LOL! I can picture how much NG will love that! So you think I’ll do something that NG is too smart to do? What are you trying to say to me?
SDXB’s cell phone mercifully runs out of gas.
* * *
Bitch of a day!
It should have been a lovely, relaxing day. Today marked the last meeting of the class that meets at 7:00 a.m. Feelings about it are mixed:
• This bunch is one of the two best classes I’ve ever taught. Just loved them all: great, great group of people.
• But god, how I hate hitting the ground with my feet running! Rolling out at 5:00 a.m. (or more often at 3:00 a.m., with no time to grab an extra hour’s sleep after two hours of insomnia) is just flicking painful. So, so glad to have that go away.
So I’d thought I’d have the afternoon to myself. In fact, since all I was doing on this last day was giving them a Mickey-Mouse quiz that would give me a pile of handwriltten, dated evidence that yes, as required, we were all there on the final exam day, I figured to get out the door a little before 8:00 a.m.
But nay.
Just as I was shutting down the computer preparatory to exiting stage left, who should stumble in, swathed in a sleepy fog, but on of my favorite (perennially late) students. Nothing would do but what he had to respond to the stupid questions I’d dreamed up. This, while yakking up a storm.
So it was after 9 before we wandered out of there, me feeling a little irked.

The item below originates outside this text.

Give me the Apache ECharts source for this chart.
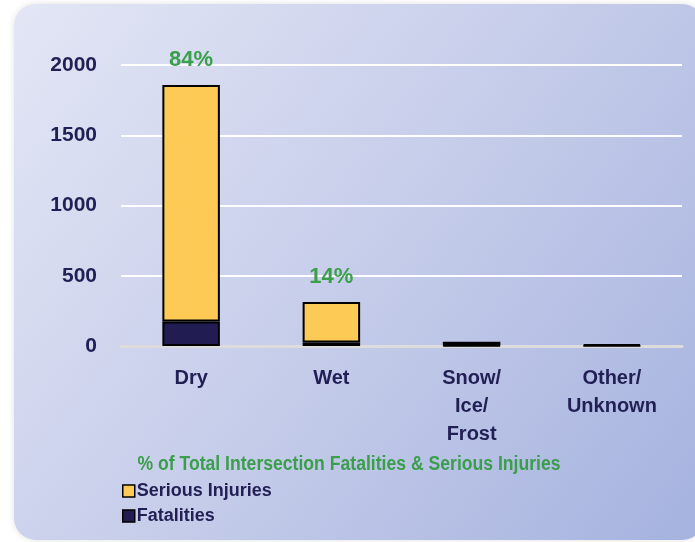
<!DOCTYPE html>
<html><head><meta charset="utf-8">
<script src="https://cdn.jsdelivr.net/npm/echarts@6/dist/echarts.min.js"></script>
<style>html,body{margin:0;padding:0;background:#fff}#c{width:695px;height:542px}</style>
</head><body><div id="c"></div>
<script>
const categories = ['Dry', 'Wet', 'Snow/\nIce/\nFrost', 'Other/\nUnknown'];
const fatalities = [175, 25, 4, 3];
const seriousInjuries = [1683, 288, 26, 9];
const pctLabels = ['84%', '14%', '', ''];
const yTicks = [0, 500, 1000, 1500, 2000];
const legendTitle = '% of Total Intersection Fatalities & Serious Injuries';

const FONT = '"Liberation Sans", Arial, sans-serif';
const NAVY = '#221f55';
const GREEN = '#3a9e4a';

const chart = echarts.init(document.getElementById('c'), null, {renderer: 'canvas'});
chart.setOption({
  backgroundColor: '#ffffff',
  animation: false,
  graphic: [{
    type: 'rect', z: -10, silent: true,
    shape: {x: 14, y: 4, width: 690, height: 536, r: 22},
    style: {
      fill: new echarts.graphic.LinearGradient(0, 0, 1, 1, [
        {offset: 0, color: '#e3e6f5'},
        {offset: 0.5, color: '#c6cdea'},
        {offset: 1, color: '#a5b2df'}
      ]),
      shadowBlur: 6, shadowColor: 'rgba(0,0,0,0.12)'
    }
  }, {
    type: 'text', x: 349, y: 464, scaleX: 0.88, silent: true,
    style: {
      text: legendTitle, align: 'center', verticalAlign: 'middle',
      fill: GREEN, font: 'bold 20px ' + FONT
    }
  }],
  legend: {
    orient: 'vertical', left: 117, top: 477,
    itemWidth: 12, itemHeight: 12, itemGap: 7,
    icon: 'rect',
    data: [
      {name: 'Serious Injuries', itemStyle: {borderColor: '#000', borderWidth: 1.5}},
      {name: 'Fatalities', itemStyle: {borderColor: '#000', borderWidth: 1.5}}
    ],
    textStyle: {color: NAVY, fontFamily: FONT, fontWeight: 'bold', fontSize: 18, padding: [0, 0, 0, -3]}
  },
  grid: {left: 121, right: 13, top: 65, bottom: 196, containLabel: false},
  xAxis: {
    type: 'category', data: categories,
    axisLine: {show: true, lineStyle: {color: '#dcdcdc', width: 3}},
    axisTick: {show: false},
    axisLabel: {color: NAVY, fontFamily: FONT, fontWeight: 'bold', fontSize: 20, lineHeight: 28, margin: 18}
  },
  yAxis: {
    type: 'value', min: 0, max: 2000, interval: 500,
    axisLine: {show: false}, axisTick: {show: false},
    splitLine: {lineStyle: {color: '#ffffff', width: 2}},
    axisLabel: {color: NAVY, fontFamily: FONT, fontWeight: 'bold', fontSize: 21, margin: 24,
      formatter: v => yTicks.includes(v) ? String(v) : ''}
  },
  series: [
    {
      name: 'Fatalities', type: 'bar', stack: 'total', barWidth: '41%',
      data: fatalities,
      itemStyle: {color: '#211d52', borderColor: '#000', borderWidth: 2}
    },
    {
      name: 'Serious Injuries', type: 'bar', stack: 'total', barWidth: '41%',
      data: seriousInjuries,
      itemStyle: {color: '#fdca55', borderColor: '#000', borderWidth: 2},
      label: {
        show: true, position: 'top', distance: 14,
        formatter: p => pctLabels[p.dataIndex],
        color: GREEN, fontFamily: FONT, fontWeight: 'bold', fontSize: 22
      }
    }
  ]
});
</script></body></html>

As nothing, in the irkitude department.
Backstory: the college has the most incredible staff of librarians. Or at least it did This summer one of the excellent staff members took it upon herself to retire. This would be depressing enough for the rest of us, but was it enough? Ohhh no! Another very fine librarian forthwith gave notice. Rather short notice, apparently.
So the staff is down by two heavy-duty members, and meanwhile our idiot Tea-Party legislators have been strangling the state’s colleges and universities, cutting to the point of hemorrhage. There’s not enough money left in the budget to replace these women.

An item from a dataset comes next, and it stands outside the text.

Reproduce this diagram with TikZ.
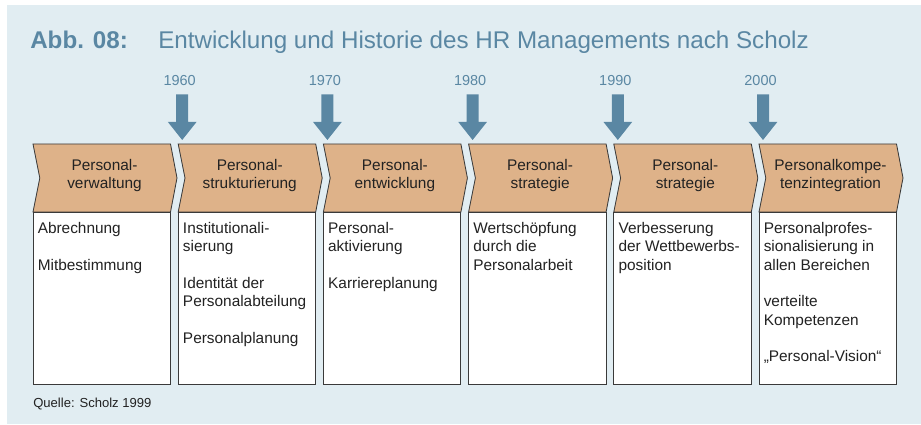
\documentclass[tikz,border=0pt]{standalone}
\usepackage{fontspec}
\setmainfont{Liberation Sans}
\usepackage{tikz}
\usetikzlibrary{positioning,calc}
\definecolor{panel}{HTML}{E1EDF2}
\definecolor{steel}{HTML}{5A87A3}
\definecolor{tan}{HTML}{DEB289}
\definecolor{edge}{HTML}{3A3A3A}
\definecolor{ink}{HTML}{222222}
\newcommand{\bodyfont}{\fontsize{10.95}{13.05}\selectfont}
\newcommand{\titlefont}{\fontsize{17.2}{20}\selectfont}
\newcommand{\yearfont}{\fontsize{10.3}{12}\selectfont}
\newcommand{\notefont}{\fontsize{9.3}{11}\selectfont}
\newcommand{\itemgap}{13.05pt}

\begin{document}
\begin{tikzpicture}[x=0.25mm,y=-0.25mm,
    font=\bodyfont, text=ink,
    chev/.style={draw=edge,fill=tan,line width=0.6pt},
    card/.style={draw=edge,fill=white,line width=0.6pt},
    headlbl/.style={align=center,inner sep=0pt},
    itemlbl/.style={anchor=north west,align=left,inner sep=0pt},
    yearlbl/.style={font=\yearfont,text=steel,anchor=base,inner sep=0pt},
    marker/.style={fill=steel}
  ]

  % panel
  \useasboundingbox (0,0) rectangle (921,425);
  \fill[panel] (7,5) rectangle (921,424);

  % heading
  \node[anchor=base west,inner sep=0pt,font=\titlefont\bfseries,text=steel] (abb) at (30,48.3) {Abb. 08:};
  \node[anchor=base west,inner sep=0pt,font=\titlefont,text=steel] (title) at (158,48.3)
    {Entwicklung und Historie des HR Managements nach Scholz};

  % phases: chevron head and card below
  \foreach \i/\head/\items in {
      0/{Personal-\\verwaltung}/{Abrechnung\\[\itemgap]Mitbestimmung},
      1/{Personal-\\strukturierung}/{Institutionali-\\sierung\\[\itemgap]Identität der\\Personalabteilung\\[\itemgap]Personalplanung},
      2/{Personal-\\entwicklung}/{Personal-\\aktivierung\\[\itemgap]Karriereplanung},
      3/{Personal-\\strategie}/{Wertschöpfung\\durch die\\Personalarbeit},
      4/{Personal-\\strategie}/{Verbesserung\\der Wettbewerbs-\\position},
      5/{Personalkompe-\\tenzintegration}/{Personalprofes-\\sionalisierung in\\allen Bereichen\\[\itemgap]verteilte\\Kompetenzen\\[\itemgap]„Personal-Vision“}} {
    \pgfmathsetmacro{\xl}{33+145.2*\i}
    \draw[chev] (\xl,144) -- ++(137.5,0) -- ++(6.5,34) -- ++(-6.5,34)
                -- ++(-137.5,0) -- ++(6.8,-34) -- cycle;
    \draw[card] (\xl,212) rectangle ++(137.5,172);
    \node[headlbl] (head\i) at (\xl+71.5,175.5) {\head};
    \node[itemlbl] (item\i) at (\xl+4.5,222) {\items};
  }

  % decade markers
  \foreach \yr [count=\k] in {1960,1970,1980,1990,2000} {
    \pgfmathsetmacro{\xc}{33+145.2*\k+4}
    \fill[marker] (\xc-6,94.5) -- (\xc+6,94.5) -- (\xc+6,122) -- (\xc+14.3,122)
                  -- (\xc,140) -- (\xc-14.3,122) -- (\xc-6,122) -- cycle;
    \node[yearlbl] (year\k) at (\xc-2.5,86) {\yr};
  }

  % source
  \node[anchor=base west,inner sep=0pt,font=\notefont] (quelle) at (33,407.5) {Quelle: Scholz 1999};

\end{tikzpicture}
\end{document}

One of the many amazing things they would do is come into our classes and provide customized library literacy training: what’s in a library, how to find it, and how to use the vast banks of challenging databases.
Lest you think this ought not to be necessary: no, it ought not. Couple semesters ago a young man told me he hadn’t been in a library for seven years; the last one he’d visited was in his junior high school. He, alas, is not atypical.

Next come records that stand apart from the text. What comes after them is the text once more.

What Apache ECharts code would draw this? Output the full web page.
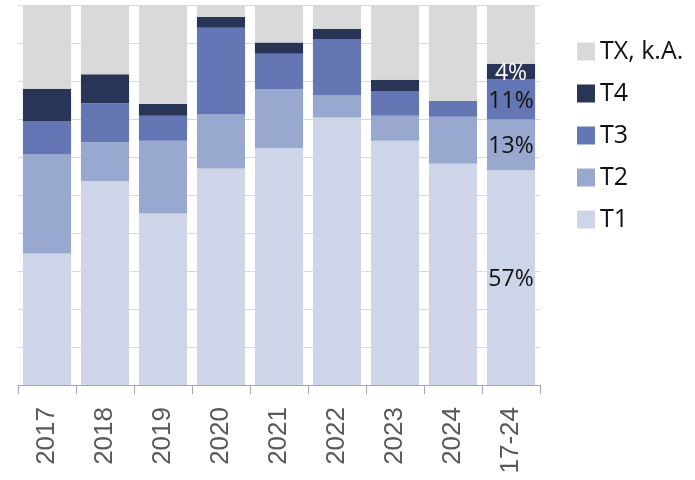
<!DOCTYPE html>
<html>
<head>
<meta charset="utf-8">
<script src="https://cdn.jsdelivr.net/npm/echarts@6/dist/echarts.min.js"></script>
<style>html,body{margin:0;padding:0;background:#fff}#c{width:695px;height:480px}</style>
</head>
<body>
<div id="c"></div>
<script>
const categories = ['2017','2018','2019','2020','2021','2022','2023','2024','17-24'];
const T1 = [34.7, 53.7, 45.2, 57.1, 62.4, 70.5, 64.4, 58.3, 56.6];
const T2 = [26.1, 10.3, 19.2, 14.2, 15.6, 5.8, 6.6, 12.4, 13.4];
const T3 = [8.7, 10.3, 6.6, 22.9, 9.3, 14.8, 6.4, 4.2, 10.7];
const T4 = [8.6, 7.6, 3.1, 2.8, 3.0, 2.8, 3.1, 0, 4.0];
const TX = [21.9, 18.1, 25.9, 3.0, 9.7, 6.1, 19.5, 25.1, 15.3];
const yTicks = [0,10,20,30,40,50,60,70,80,90,100];

const labelIdx = categories.length - 1;
function mk(name, data, color, labelColor, showLabel) {
  return {
    name: name, type: 'bar', stack: 'all', barCategoryGap: '17%',
    itemStyle: { color: color },
    emphasis: { disabled: true },
    data: data.map((v, i) => (showLabel && i === labelIdx) ? {
      value: v,
      label: { show: true, position: 'inside', color: labelColor, fontSize: 23,
        fontFamily: 'Open Sans', offset: [0, 2], formatter: p => Math.round(p.value) + '%' }
    } : v)
  };
}

const chart = echarts.init(document.getElementById('c'));
chart.setOption({
  animation: false,
  grid: { left: 18, right: 155, top: 5.7, bottom: 95 },
  legend: {
    orient: 'vertical', left: 572, top: 34,
    itemWidth: 18, itemHeight: 18, itemGap: 17, itemTextGap: 10,
    icon: 'rect',
    data: ['TX, k.A.', 'T4', 'T3', 'T2', 'T1'],
    textStyle: { fontSize: 25, fontFamily: 'Open Sans', color: '#111', lineHeight: 25 }
  },
  xAxis: {
    type: 'category', data: categories,
    axisLine: { lineStyle: { color: '#a6a6a6', width: 1 } },
    axisTick: { show: true, length: 9, lineStyle: { color: '#a6a6a6' } },
    axisLabel: { rotate: 90, fontSize: 26, color: '#595959', margin: 22, fontFamily: 'Liberation Sans' }
  },
  yAxis: {
    type: 'value', min: yTicks[0], max: yTicks[yTicks.length - 1], interval: yTicks[1] - yTicks[0],
    axisLabel: { show: false }, axisLine: { show: false }, axisTick: { show: false },
    splitLine: { lineStyle: { color: '#d9d9d9', width: 1 } }
  },
  series: [
    mk('T1', T1, '#cfd5e8', '#111', true),
    mk('T2', T2, '#98a8cf', '#111', true),
    mk('T3', T3, '#6477b4', '#111', true),
    mk('T4', T4, '#283556', '#fff', true),
    mk('TX, k.A.', TX, '#d9d9d9', '#111', false)
  ]
});
</script>
</body>
</html>
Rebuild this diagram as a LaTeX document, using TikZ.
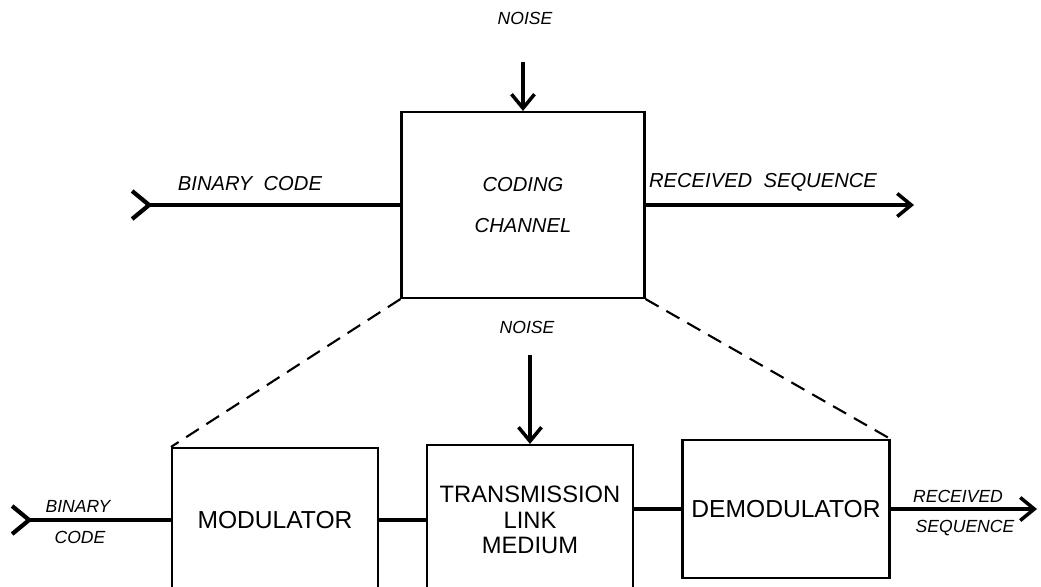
\documentclass[tikz,border=0pt]{standalone}
\usepackage{fontspec}
\setsansfont{Liberation Sans}
\usetikzlibrary{arrows.meta, positioning}

\begin{document}
\begin{tikzpicture}[x=0.02cm, y=-0.02cm,
    blk/.style={draw, line width=1.2pt, align=center, inner sep=2pt,
        font=\sffamily\fontsize{14}{16}\selectfont},
    hand/.style={font=\sffamily\itshape\fontsize{11.5}{14}\selectfont},
    handsm/.style={font=\sffamily\itshape\fontsize{10}{12}\selectfont},
    sig/.style={line width=2.4pt},
    outarr/.style={-{Straight Barb[length=2.8mm, width=4.6mm, line width=2pt]}},
    inarr/.style={{Straight Barb[reversed, length=3.4mm, width=5.6mm, line width=2.4pt]}-}]
    \useasboundingbox (0,0) rectangle (1041,586);

    % coding channel
    \node[blk, minimum width=4.86cm, minimum height=3.72cm,
        font=\sffamily\itshape\fontsize{11.5}{23}\selectfont] (chan) at (523,205) {CODING\\CHANNEL};
    \node[handsm] (noise1) at (525,18) {NOISE};
    \coordinate (n1) at (523,62);
    \draw[line width=1.8pt, outarr] (n1) -- (chan.north);

    \coordinate (in1) at (130,205);
    \coordinate (out1) at (914,205);
    \draw[sig, inarr] (in1) -- (chan.west);
    \draw[sig, outarr] (chan.east) -- (out1);
    \node[hand] (bincode) at (250,184) {BINARY\ \ CODE};
    \node[hand] (recseq) at (763,182) {RECEIVED\ \ SEQUENCE};

    % inside the channel
    \node[blk, minimum width=4.12cm, minimum height=2.88cm] (mod) at (275,520) {MODULATOR};
    \node[blk, minimum width=4.12cm, minimum height=3.0cm,
        font=\sffamily\fontsize{13.5}{14.5}\selectfont] (trans) at (530,520) {TRANSMISSION\\LINK\\MEDIUM};
    \node[blk, minimum width=4.14cm, minimum height=2.76cm] (demod) at (786,509) {DEMODULATOR};

    \draw[line width=1.2pt, dash pattern=on 0.3cm off 0.18cm] (chan.south west) -- (mod.north west);
    \draw[line width=1.2pt, dash pattern=on 0.3cm off 0.18cm] (chan.south east) -- (demod.north east);

    \node[handsm] (noise2) at (527,327) {NOISE};
    \coordinate (n2) at (530,355);
    \draw[line width=1.8pt, outarr] (n2) -- (trans.north);

    \coordinate (in2) at (10,520);
    \coordinate (out2) at (1037,509);
    \draw[sig, inarr] (in2) -- (in2 -| mod.west);
    \draw[sig] (mod.east) -- (mod.east -| trans.west);
    \draw[sig] (demod.west -| trans.east) -- (demod.west);
    \draw[sig, outarr] (demod.east) -- (out2);

    \node[handsm] (bin2) at (78,506) {BINARY};
    \node[handsm] (code2) at (80,537) {CODE};
    \node[handsm] (rec2) at (958,496) {RECEIVED};
    \node[handsm] (seq2) at (965,528) {SEQUENCE};
\end{tikzpicture}
\end{document}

So these librarians present some very crucial information, and because of their familiarity with the college’s and the district’s resources, they do it one helluva lot better than I can.
Welp, yesterday—after anyone (like me) who has her act together has had her syllabus, calendar, and 70-page course packet all planned out, put together, and printed (at the expense of many, many hours of unpaid labor)—yesterday they inform us that because what remains of the staff can’t deal with the work, they’re canceling the classroom lectures and replacing them with scheduled workshops. Students can come in and take them at what passes for their convenience.
Of course, given a student body most of whom work full-time or at least part-time, the late-afternoon hours when these events are mostly scheduled are going to be effectively unattainable for my students. That notwithstanding, little choice remains but to require one of these workshops (25 points), which requires something else: a revision of my flicking syllabus!
Well, I couldn’t very well throw out 100 pounds of paper and print new packets, so I had to come up with corrigenda for not one, not two, but three sections. Type that stuff up. Arrange to get it printed. Beg the copy center to get it done by midday Monday.
Complicating matters, we’re told that we can’t just bring a class into the library to work ad lib: we have to arrange ahead of time. I had a half-dozen trips to the library planned, each of which now had to be time-consumingly scheduled.
And the days when librarians are not going to show up to eddycate my students? I had to figure out something to do with them, which largely entailed having to make appointments to drag them to the computer lab so as to get them working on the databases: another endlessly time-consuming chore.
Meanwhile, the puppy yaps, the puppy finds the paperwork for the mortgage on the downtown house and decides to eat it, the puppy pees on the floor, the puppy grabs Cassie and gets walloped, the puppy does dances to puppy joy, the puppy evinces starvation every 30 minutes and has to be fed, the puppy digs a hole under a citrus tree, the puppy grabs Cassie’s Angry Bird out of her mouth and bounces away with it, the puppy has a gay old time. During this celebrating, I have to make my way through a Chase Bank phone maze to find out why they’re charging me a $132 redemption fee because I canceled their damn card. The puppy eats the mortgage documents while I’m on the phone to one Hrothgar or whatever the hell his fake name is. Hrothgar opines that the “redemption fee” is really money they owe me, and that they’re going to send it along to me. Any day now.
That’s nice. The puppy is up to something unknown in the bathroom.
By the time I’ve finished revamping my courses again, the afternoon is over and I haven’t begun to get around to taking down the remains of the summer 102 course’s website and cleaning it up for the new bunch. Bunches, that is.
We have 25 students in the 101 section, 24 in the mid-day MWF 102 section, and only 14 in the Wednesday afternoon endless section. This is good, I guess. Only 14 students, I mean.
Five people have shown up in Buggy Whip Design 201, which means we have a fair shot at seeing the course make by the time it starts in October. I’ll be rich as…as Bilbo Baggins, I expect.
* * *
SDXB says a powerful storm dumped a flood of water out there in Sun City. Some school bus children were trapped under downed power lines. Hereabouts, in the rain shadow of the North Mountains, we got the dust fog, the spattering of fat rain drops, some vague lightning, and eventually a bit of wind.
Weird.
A weird ending to a difficult day. Strange.